Like many other experimental film directors Sidney Peterson is interested in reevaluating our perception of the world. In our daily lives, we think of the world around us with a definite space and a definite flow of time. The Lead Shoes prove that it is not so hard to throw us off-balance both in space and in time.
The most important trick Peterson uses to fool our eyes is the distorted lens through which we see almost everything in the film. This device, used also in The Cage, distorts both the three-dimensionality of the space and the light balance. We are unable to experience the depth of field, as everything is flattened, especially on the sides. Neither can we trust the light to situate the characters and ourselves as it does not get reflected in a way we would expect. Moreover, the lights reflected for different objects get mixed and sometimes the light flashes unexpectedly from a dark object.
Any shot in the film would reflect the characteristics I described above but in some of them, Peterson emphasizes the effect. In one shot, the frame is divided to two by a vertical object. On the left we see the woman running towards us. On the right, we can see the stairways and all the things between it and a city. If Peterson shot it with “normal” lens we would experience “the time” she spends to run and the depth of the field until the city. However, we can see no difference between the right or the left. We “know” that the city is far but our eyes and what they perceive makes everything confusing.
The distorted lens also changes the way we perceive time. When there is no depth of field, no straight trustworthy lines, how are we to know how fast things happen? The obvious changes in the recording speed makes it even more complicated for us. We cannot say whether there is any scene shot in “real time” in the film. As in the scene I described in the last paragraph, the shots of the girl who is playing on the street gives us no clue how fast the girl is approaching us.

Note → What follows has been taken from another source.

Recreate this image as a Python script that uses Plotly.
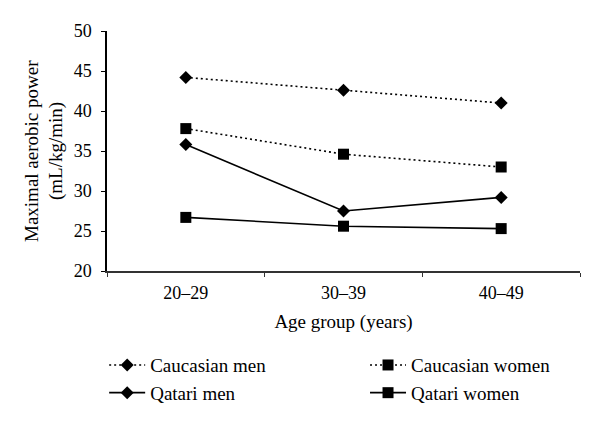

Her fast moving legs prove that it is shown faster but visually she doesn’t move at all in the depth of field. A special case of change in the recording speed is the shots moving backwards in time. In one of them, the main character wears her shoes in reversed time but she walks straight to the door. Obviously, the way we experience the shot is against all the basic scientific principles we know.
The soundtrack is composed of people singing playing jazz songs or simply talking. What they say or do has nothing to do with what happens in the film. However, they have a very important function in the film in that they push our disorientation even further. In most films, music is very well synchronized with the movements in the film so that our illusion of moving time is enhanced. However, Peterson uses it for the exact opposite purpose. Although the soundtrack is actually continuously flowing, the changes in its tempo and rhythm give us no help in experiencing time like we do usually. A perfect example is a shot that recurs many times in the film. The camera follows the walking shoes of a person. The music is totally asynchronous to it (it usually is faster).
In the Lead Shoes, we can neither thrust in our eyes nor our ears to help us understand how time flows or how space is. Therefore, Peterson forces us to take both space and time as relative experiences. The consistent disorientation in the film and our consistent inability to perceive them in absolute terms become the main subject of the film. Peterson makes us aware that space and time are more complicated than we think they are and they should be experienced in a more open-minded way.